Despite more money for the state's reserves fund in Gov. Rick Snyder's proposed budget, "we still view balances as being at only adequate levels," according to the S&P report issued Thursday.
The revised outlook from Standard & Poor's Ratings Services affects two kinds of state debt: state general obligation bonds and appropriation-backed debt. The forecast moves to stable from positive, meaning it's less likely the state will see a rating boost over the next 24 months.
The move does not affect the state's credit ratings with the agency.
Instead, the outlook is generally used to provide some guidance about what action S&P may take next in the next two years. A stable rating essentially means the rating agency is neutral on a move to increase or decrease the rating, according to company officials.

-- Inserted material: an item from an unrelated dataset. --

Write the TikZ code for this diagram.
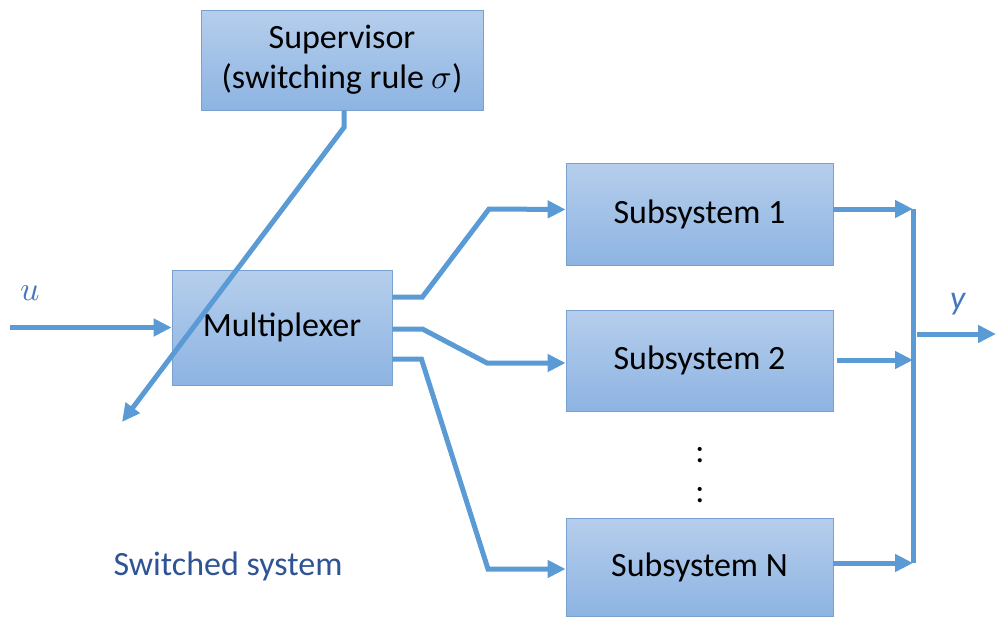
\documentclass[tikz,border=0pt]{standalone}
\usepackage{fontspec}
\usepackage{unicode-math}
\setmainfont{Carlito}
\setmathfont{Latin Modern Math}
\usetikzlibrary{arrows.meta,calc}
\definecolor{flow}{RGB}{91,155,213}
\definecolor{boxtop}{RGB}{182,206,236}
\definecolor{boxbot}{RGB}{141,180,226}
\definecolor{boxedge}{RGB}{122,160,208}
\definecolor{lbl}{RGB}{70,120,190}
\definecolor{caption}{RGB}{46,84,150}
\begin{document}
\begin{tikzpicture}[x=1pt,y=-1pt,
  blk/.style={draw=boxedge, line width=0.8pt, top color=boxtop, bottom color=boxbot,
              inner sep=0pt, align=center, font=\fontsize{34}{40}\selectfont},
  wire/.style={draw=flow, line width=5pt},
  arr/.style={wire, -{Triangle[length=18pt,width=17pt]}},
  txt/.style={font=\fontsize{34}{40}\selectfont}]
\useasboundingbox (0,0) rectangle (996,616);

% blocks
\node[blk, minimum width=282pt, minimum height=100pt] (sup) at (342,60)
  {Supervisor\\(switching rule $\sigma$)};
\node[blk, minimum width=220pt, minimum height=115pt] (mux) at (282,327.5) {Multiplexer};
\node[blk, minimum width=267pt, minimum height=102pt] (s1) at (699.5,214) {Subsystem 1};
\node[blk, minimum width=267pt, minimum height=101pt] (s2) at (699.5,360.5) {Subsystem 2};
\node[blk, minimum width=267pt, minimum height=98pt] (sN) at (699.5,567) {Subsystem N};

% ellipsis between subsystems
\node[txt] (d1) at (700,455) {:};
\node[txt] (d2) at (700,495) {:};

% labels
\node[txt, text=lbl] (ulab) at (30,293) {$u$};
\node[txt, text=lbl] (ylab) at (958,304) {\textit{y}};
\node[txt, text=caption] (cap) at (228,566) {Switched system};

% input
\coordinate (uin) at (10,327.5);
\draw[arr] (uin) -- (mux.west);

% switching signal
\coordinate (sctl) at (122,422);
\draw[arr] ($(sup.south)+(2,0)$) -- ++(0,17) -- (sctl);

% multiplexer outputs
\draw[arr] ($(mux.east)+(0,-30.5)$) -- ++(30,0) -- (489,209) -- ($(s1.west)+(0,-4.5)$);
\draw[arr] ($(mux.east)+(0,1.5)$) -- ++(30,0) -- (487,363) -- ($(s2.west)+(0,2.5)$);
\draw[arr] ($(mux.east)+(0,31.5)$) -- ++(29,0) -- (488,569) -- ($(sN.west)+(0,2)$);

% output bus
\coordinate (bt) at (913,209);
\coordinate (bb) at (913,563);
\coordinate (bs) at (913,360);
\draw[wire] (bt) -- (bb);
\draw[arr] (s1.east |- bt) -- (bt);
\draw[arr] ($(s2.east)+(4,-0.5)$) -- (bs);
\draw[arr] (sN.east |- bb) -- (bb);

\coordinate (yo) at (917,334);
\coordinate (yend) at (996,334);
\draw[arr] (yo) -- (yend);
\end{tikzpicture}
\end{document}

Michigan Treasurer Nick Khouri said in an interview Friday that the state would not expect to see any immediate impact as a result of the modification of S&P's outlook on the state.
"I am disappointed and it's unfortunate to reduce the outlook," Khouri said. But he said that the Snyder administration has introduced financially responsible measures to restructure the financially strapped Detroit school district with $715 million drawn, in large measure, from the state's tobacco settlement fund. Michigan's House of Representatives approved a $48.7-million appropriation to ensure the school district won't run out of cash next month.
Khouri added that the administration has also included nearly $200 million for restoring safe drinking water to Flint and aiding those contaminated by its lead-laced water supply. But the state treasurer said that any future legal liability against the state from ongoing lawsuits connected to the water crisis remains uncertain.
In the same announcement this week, S&P affirmed its AA-rating on the state's general obligation debt and its A+ rating on the state's appropriation-backed debt. The rating agency also assigned an AA-rating to Michigan's series 2016A GO bonds.The series 2016A GO bonds will be used to finance the Great Lakes Water Quality Bond Fund.
There have been two rating upgrades from Moody's and Fitch Ratings during the Snyder administration, but no downgrades, according to the state's Treasury office. Outlooks on the state by rating agencies have been revised five times, but they all happened without a rating change either up or down, state officials said.
In her report on Michigan, Spain wrote that "although many of the governor's budget proposals are pending legislative approval, in our view, there is significant political pressure for the state to contribute funds toward both Flint and DPS. It is likely that costs related to the Flint water crisis over the next two years will surpass the executive budget's projections."
"Michigan currently has the wherewithal to support projected additional costs and maintain the current rating," Spain said. "But if costs related to the Flint water crisis or distressed local credits escalate, there could be credit pressure."